# Prompt
Go through the lines below and copy each one that holds the string "matplotlib".

# Data lines
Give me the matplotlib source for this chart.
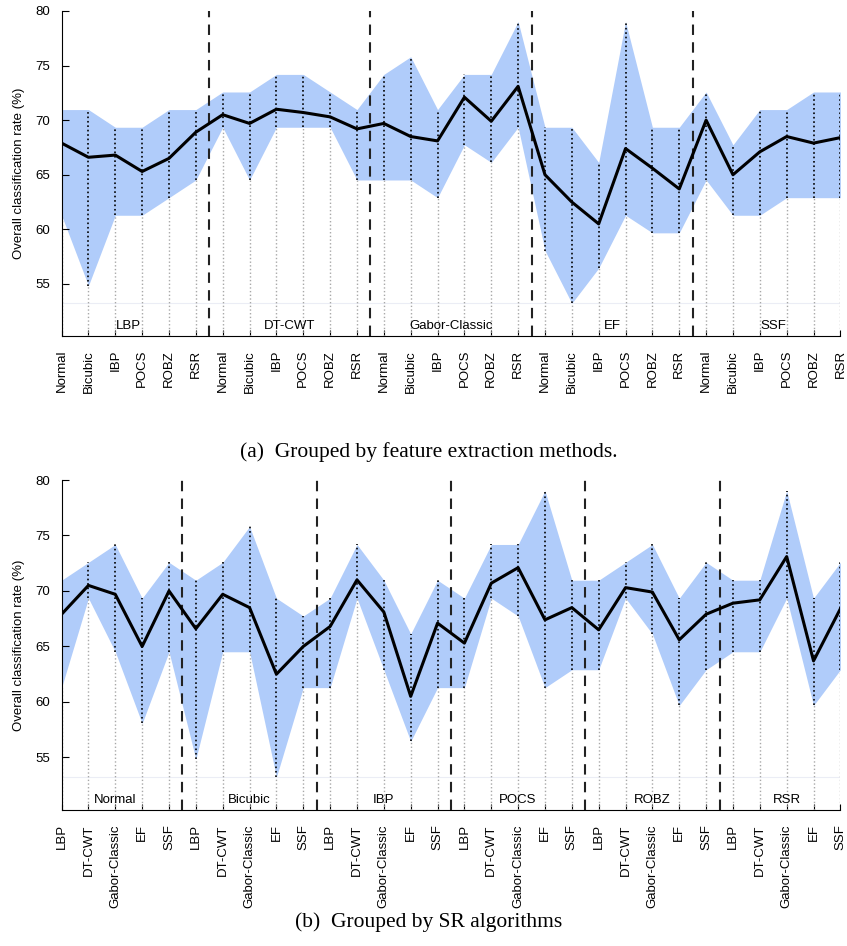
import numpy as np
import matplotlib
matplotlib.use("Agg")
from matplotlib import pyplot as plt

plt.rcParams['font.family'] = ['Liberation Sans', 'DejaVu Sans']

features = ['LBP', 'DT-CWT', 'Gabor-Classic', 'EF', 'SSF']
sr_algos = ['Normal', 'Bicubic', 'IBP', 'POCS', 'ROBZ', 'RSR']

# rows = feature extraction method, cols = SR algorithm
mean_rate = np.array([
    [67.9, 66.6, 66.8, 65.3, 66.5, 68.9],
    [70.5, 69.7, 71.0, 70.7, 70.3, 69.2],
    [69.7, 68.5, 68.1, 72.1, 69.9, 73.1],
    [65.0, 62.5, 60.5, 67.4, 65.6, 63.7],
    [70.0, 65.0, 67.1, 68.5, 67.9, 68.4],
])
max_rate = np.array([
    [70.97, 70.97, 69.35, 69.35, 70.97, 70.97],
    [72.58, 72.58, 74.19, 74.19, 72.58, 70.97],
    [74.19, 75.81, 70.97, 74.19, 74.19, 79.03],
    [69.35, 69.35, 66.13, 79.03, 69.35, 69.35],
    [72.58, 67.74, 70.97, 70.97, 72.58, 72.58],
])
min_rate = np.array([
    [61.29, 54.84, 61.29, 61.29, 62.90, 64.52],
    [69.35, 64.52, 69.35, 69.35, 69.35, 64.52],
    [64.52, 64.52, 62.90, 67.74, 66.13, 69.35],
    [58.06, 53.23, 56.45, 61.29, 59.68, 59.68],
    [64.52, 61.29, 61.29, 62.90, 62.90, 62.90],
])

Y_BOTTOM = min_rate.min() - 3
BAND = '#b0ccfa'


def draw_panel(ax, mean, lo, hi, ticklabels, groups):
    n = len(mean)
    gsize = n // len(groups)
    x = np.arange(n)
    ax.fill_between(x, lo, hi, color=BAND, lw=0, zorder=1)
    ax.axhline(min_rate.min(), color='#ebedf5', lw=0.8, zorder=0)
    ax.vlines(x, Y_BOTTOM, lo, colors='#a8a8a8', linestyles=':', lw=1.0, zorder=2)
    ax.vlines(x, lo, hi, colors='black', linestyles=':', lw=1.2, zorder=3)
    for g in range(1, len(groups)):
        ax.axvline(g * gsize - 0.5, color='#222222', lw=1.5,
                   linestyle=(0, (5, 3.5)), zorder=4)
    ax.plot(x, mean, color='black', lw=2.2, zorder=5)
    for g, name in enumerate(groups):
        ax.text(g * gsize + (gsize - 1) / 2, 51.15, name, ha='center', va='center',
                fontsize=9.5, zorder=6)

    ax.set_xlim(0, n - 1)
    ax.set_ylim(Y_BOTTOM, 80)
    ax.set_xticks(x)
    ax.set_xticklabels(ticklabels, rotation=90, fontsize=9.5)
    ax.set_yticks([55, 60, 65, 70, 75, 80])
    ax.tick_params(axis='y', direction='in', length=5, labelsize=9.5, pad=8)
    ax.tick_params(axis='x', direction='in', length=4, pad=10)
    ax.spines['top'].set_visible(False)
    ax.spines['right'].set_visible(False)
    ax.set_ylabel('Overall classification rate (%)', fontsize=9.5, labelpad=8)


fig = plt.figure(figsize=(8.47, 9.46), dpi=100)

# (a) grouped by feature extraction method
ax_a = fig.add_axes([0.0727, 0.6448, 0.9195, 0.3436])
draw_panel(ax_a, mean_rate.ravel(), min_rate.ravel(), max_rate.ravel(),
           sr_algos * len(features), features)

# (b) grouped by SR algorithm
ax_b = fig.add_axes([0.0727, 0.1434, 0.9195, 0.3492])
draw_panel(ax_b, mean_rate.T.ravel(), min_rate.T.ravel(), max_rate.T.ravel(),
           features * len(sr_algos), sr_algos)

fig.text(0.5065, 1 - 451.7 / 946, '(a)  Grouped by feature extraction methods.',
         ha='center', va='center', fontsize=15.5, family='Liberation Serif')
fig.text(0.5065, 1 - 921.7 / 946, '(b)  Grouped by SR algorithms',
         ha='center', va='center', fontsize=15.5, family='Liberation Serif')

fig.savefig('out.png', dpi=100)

# Response for this exercise
Give me the matplotlib source for this chart.
import matplotlib
matplotlib.use("Agg")
from matplotlib import pyplot as plt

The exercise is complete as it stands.